The best way I can think of to sum up Jobs, the hastily-prepared not-quite adaptation of Walter Isaacson’s hastily-published biography of the Apple co-founder, is that its subject would have hated it. After all, Steve had taste and – famously – exercised it. He also didn’t release products until they were ready whereas Joshua Michael Stern’s film feels like the winner of a race to be first rather than best.
Ashton Kutcher impersonates Mr. Jobs effectively enough, to the extent of mimicking the man’s strange lope, but never gets further under his skin than a blog post or tabloid headline might. I suspect that is not a comment on Mr.
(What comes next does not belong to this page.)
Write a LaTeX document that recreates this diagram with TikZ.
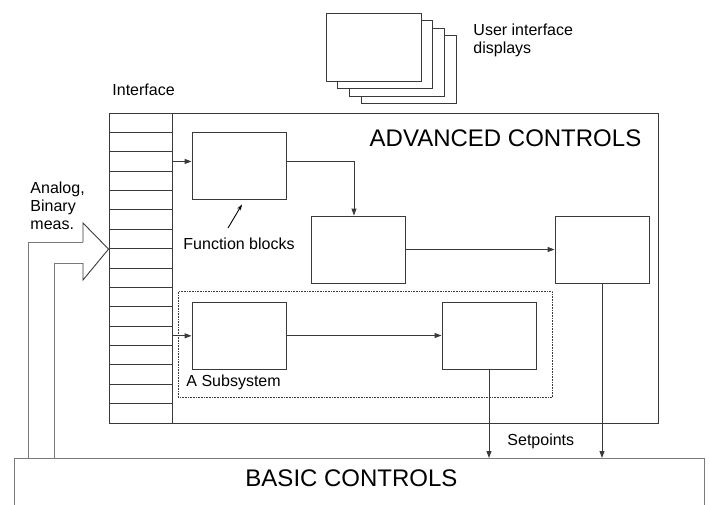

Kutcher’s talent but on the episodic script by first-timer Matt Whiteley. Josh Gad’s Woz provides comic relief only and the amount of fake facial hair on offer suggests the film might better have been titled iBeard.
Operating on a much deeper level is Daniel Borgman’s The Weight of Elephants, a film that prioritises what goes on under the surface almost to the complete exclusion of plot. Gorgeous Demos Murphy plays 10-year-old Adrian, living with his depressed Uncle Rory (great Matthew Sunderland) and Gran (Catherine Wilkin) in suburban Invercargill. The strange disappearance of three local children has an upsetting effect on a boy who is struggling to fit in to the world around him anyway.